Monday, February 18, 2013

the middle way ... not

A Zen teacher whose name and era my mind refuses to cough up was once asked what "the middle way" meant. Without hesitation he replied, "It means the extremes."

In one sense, it's the kind of response that these old dodgers might be expected to give ... "paradoxical" or "whimsical" or "challenging" or simply "kool." It's the kind of response that listeners might set off to understand, gnawing on the response like a dog on a beef bone.

Intellectually, when gnawing on the beef bone, it is comprehensible ... nothing too personal, just comprehensible and non-threatening. The middle way would have no meaning without the extremes to intellectually define it. And in a safe-sex sort of way, it can be applied personally: The extremes in my life have generally led to one kind of blood-letting or another so ... chill your jets, simmer down, be more circumspect and ... 'follow the middle way' between joy and sorrow, love and anger, need and greed.

In the fairy tale that came to be known as "Goldilocks and the Three Bears," a little girl, lost and hungry, comes to a cabin inhabited by three bears. The bears are out when Goldilocks arrives, but on their table are three bowls of porridge, one each for Mama, Papa and Baby Bear. Goldilocks is so hungry that she attacks the food without a second thought. But the first bowl is "too hot." The second bowl is "too cold." But the third bowl is "just right" ... and Goldilocks eats her fill.

And intellectually, "just right" becomes a big-boy version of the middle way ... something that doesn't hurt too bad or feel too good, but seems to fill the bill. A compromise, a place of ethics and enforced serenity, a place well-modulated and even-tempered and, most important, meaningful and in control.

With this appreciation, anyone might be inclined to wonder no longer about the middle way.

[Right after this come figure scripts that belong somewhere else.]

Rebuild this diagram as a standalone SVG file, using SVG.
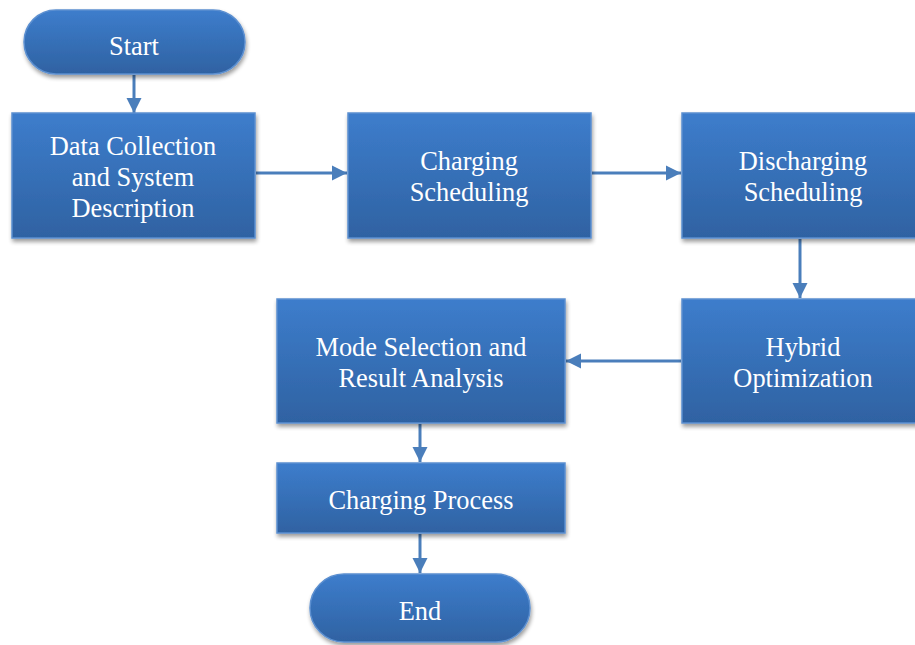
<svg xmlns="http://www.w3.org/2000/svg" width="915" height="645" viewBox="0 0 915 645">
<defs>
<linearGradient id="g" x1="0" y1="0" x2="0" y2="1">
<stop offset="0" stop-color="#3d7dcc"/>
<stop offset="1" stop-color="#2f62a2"/>
</linearGradient>
<filter id="sh" x="-10%" y="-10%" width="125%" height="130%">
<feGaussianBlur in="SourceAlpha" stdDeviation="2"/>
<feOffset dx="1" dy="3" result="b"/>
<feComponentTransfer><feFuncA type="linear" slope="0.4"/></feComponentTransfer>
<feMerge><feMergeNode/><feMergeNode in="SourceGraphic"/></feMerge>
</filter>
<marker id="ah" viewBox="0 0 10 10" refX="10" refY="5" markerWidth="5" markerHeight="5.5" orient="auto" markerUnits="strokeWidth">
<path d="M0,0 L10,5 L0,10 z" fill="#4a7ebb"/>
</marker>
<style>
.n{fill:url(#g);stroke:#5b8fd0;stroke-width:1.5;filter:url(#sh)}
.t{font-family:"Liberation Serif","Times New Roman",serif;font-size:26.4px;fill:#ffffff;text-anchor:middle}
.c{stroke:#4a7ebb;stroke-width:3;fill:none;marker-end:url(#ah)}
</style>
</defs>
<rect width="915" height="645" fill="#ffffff"/>
<g id="connectors">
<line class="c" x1="134" y1="75" x2="134" y2="113"/>
<line class="c" x1="256" y1="173" x2="347" y2="173"/>
<line class="c" x1="592" y1="173" x2="681" y2="173"/>
<line class="c" x1="800" y1="239" x2="800" y2="298"/>
<line class="c" x1="681" y1="361" x2="566" y2="361"/>
<line class="c" x1="420" y1="424" x2="420" y2="462"/>
<line class="c" x1="420" y1="534" x2="420" y2="573"/>
</g>
<g id="start">
<rect class="n" x="24" y="10" width="221" height="64" rx="32" ry="32"/>
<text class="t" x="134" y="55">Start</text>
</g>
<g id="data-collection">
<rect class="n" x="12" y="113" width="243" height="125"/>
<text class="t" x="133" y="155">Data Collection</text>
<text class="t" x="133" y="186">and System</text>
<text class="t" x="133" y="217">Description</text>
</g>
<g id="charging-scheduling">
<rect class="n" x="348" y="113" width="243" height="125"/>
<text class="t" x="469" y="170">Charging</text>
<text class="t" x="469" y="201">Scheduling</text>
</g>
<g id="discharging-scheduling">
<rect class="n" x="682" y="113" width="243" height="125"/>
<text class="t" x="803" y="170">Discharging</text>
<text class="t" x="803" y="201">Scheduling</text>
</g>
<g id="hybrid-optimization">
<rect class="n" x="682" y="299" width="243" height="124"/>
<text class="t" x="803" y="356">Hybrid</text>
<text class="t" x="803" y="387">Optimization</text>
</g>
<g id="mode-selection">
<rect class="n" x="277" y="299" width="288" height="124"/>
<text class="t" x="421" y="356">Mode Selection and</text>
<text class="t" x="421" y="387">Result Analysis</text>
</g>
<g id="charging-process">
<rect class="n" x="277" y="463" width="288" height="70"/>
<text class="t" x="421" y="509">Charging Process</text>
</g>
<g id="end">
<rect class="n" x="310" y="574" width="220" height="68" rx="34" ry="34"/>
<text class="t" x="420" y="620">End</text>
</g>
</svg>
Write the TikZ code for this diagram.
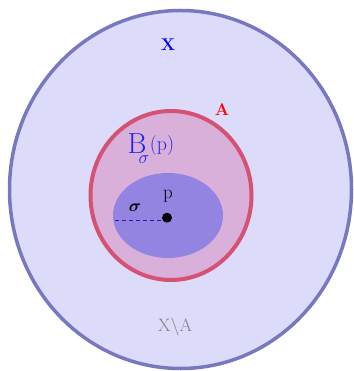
\documentclass[tikz,border=0pt]{standalone}
\usepackage{fix-cm}
\usepackage{amsmath, amssymb}
\usepackage{fontspec}
\usepackage[dvipsnames]{xcolor}
\usepackage{tikz}

\definecolor{spacefill}{RGB}{220,220,250}
\definecolor{spaceline}{RGB}{120,120,192}
\definecolor{setfill}{RGB}{216,176,218}
\definecolor{setline}{RGB}{214,82,116}
\definecolor{ballfill}{RGB}{148,132,226}
\definecolor{radline}{RGB}{30,30,190}
\definecolor{ballname}{RGB}{30,40,240}

\begin{document}
\begin{tikzpicture}[x=1pt, y=-1pt]
  \useasboundingbox (0,0) rectangle (353,371);
  \draw[fill=spacefill, draw=spaceline, line width=3.5pt] (180.5,189.5) ellipse [x radius=171, y radius=179];
  \draw[fill=setfill, draw=setline, line width=4pt] (171,195.5) ellipse [x radius=80.5, y radius=84.5];
  \fill[ballfill] (168,215.5) ellipse [x radius=55, y radius=42.5];
  \node[circle, fill=black, inner sep=0pt, minimum size=10pt] (pt) at (167,217.7) {};
  \coordinate (rad) at (115,220.5);
  \draw[radline, line width=1.5pt, dash pattern=on 4pt off 3pt] (rad) -- (rad -| pt.west);
  \node (lblp) at (168,196) {\fontsize{19}{21}\selectfont p};
  \node (lblsig) at (135,208) {\fontsize{17}{19}\selectfont $\boldsymbol{\sigma}$};
  \node[ballname, inner sep=0pt] (lblball) at (151,149) {\fontsize{29}{32}\selectfont B\kern-8pt\raisebox{-10pt}{\fontsize{18}{20}\selectfont$\sigma$}\kern0.5pt\raisebox{3pt}{\fontsize{20}{22}\selectfont(p)}};
  \node[red, font=\bfseries] (lblA) at (222,110) {\fontsize{17}{19}\selectfont A};
  \node[blue, font=\bfseries] (lblX) at (168,45) {\fontsize{17}{19}\selectfont X};
  \node[gray] (lblXA) at (175,327) {\fontsize{18}{20}\selectfont X$\backslash$A};
\end{tikzpicture}
\end{document}
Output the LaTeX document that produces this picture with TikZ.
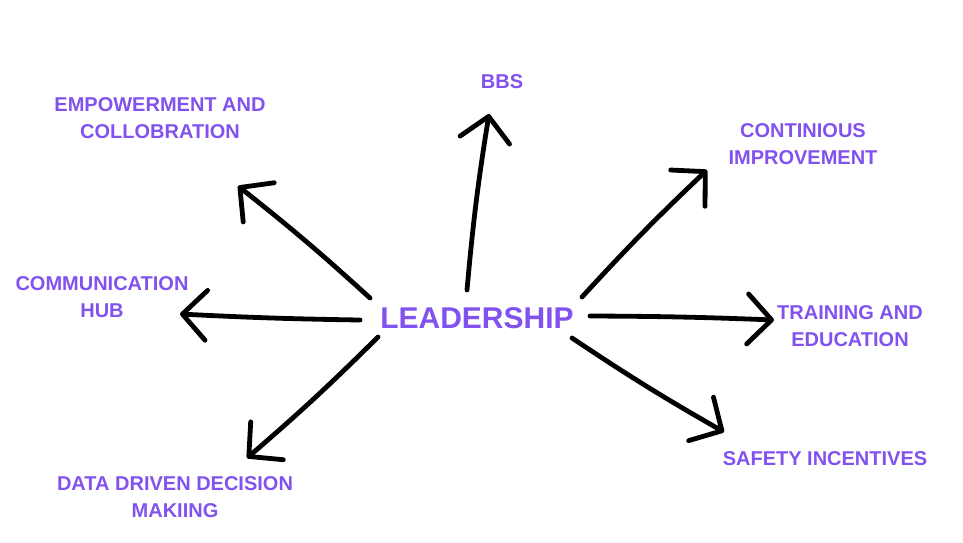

What the hell -- I've got it nailed: The meaning is in hand. I'm in control. I can explain it to all and sundry and also remain content within. I may not always be able to act in accordance with what I know and find meaningful and believe, but, well, I've got a handle on it. I'm kool ... thanks for asking.

But life is full of pesky extremes and this mediocre interpretation of the middle way takes a licking as days and weeks and years pass. "Just right" can't seem to hold the extremes at a safe and smarmy  distance. And if this is the case, then perhaps instead of kowtowing to an intellectual fantasy -- looks good, sounds good, wins applause from others -- it is worth looking more closely at the pesky visitors.

Two aspects of what the ethical, Goldilocks version of the middle way might call extreme are a loss of control and a loss of meaning. Ever been enraged? Ever kissed a beloved friend? Ever eaten chocolate? Ever been consumed by grief? Ever sneezed?

In such moments there is neither control nor meaning. Later the formats of control and meaning may be brought to bear ... but for the moment -- this moment -- meaning and control can go suck an egg: This is this ... period. There is no precipice to fall off, nor anyone falling ... this this is all there is -- complete, uncompromising, ineffable. This moment is proof-positive ... minus any proof or anyone to say so.

Sometimes such complete moments have some very painful results. Sometimes they seem to serve up wondrous results. And sometimes the results are impact-neutral. But whatever their impact, there is nothing second-rate or contrived about them. It's only later that Goldilocks can go to work, that well-modulated assessments can attempt to sand off what may feel like very rough edges ... OK, I'll try to be good, talk sweet, go along to get along, play the middle way concerto.

Friends are interesting. No one became a good friend overnight. It took time and small incidents and mutual enjoyments that included disagreement ... drip, drip, dripping until one day, somehow, the bucket called friendship seemed to be full.

And maybe it's the same for the extremes and the middle way -- drip, drip, dripping with time and experience and practice until, somehow, the bucket called friendship is full. No longer are there two aspects. No longer is there even one aspect. The middle way is the extremes, the extremes are the middle way and prattling about it is left to the Goldilocks faction of this life.

To call it friendship would be too much.

Friends just go out for a burger without a backward glance. It's time for lunch and everyone gets hungry around lunchtime so ... eat your burger. Accompanied or unaccompanied ... eat your burger.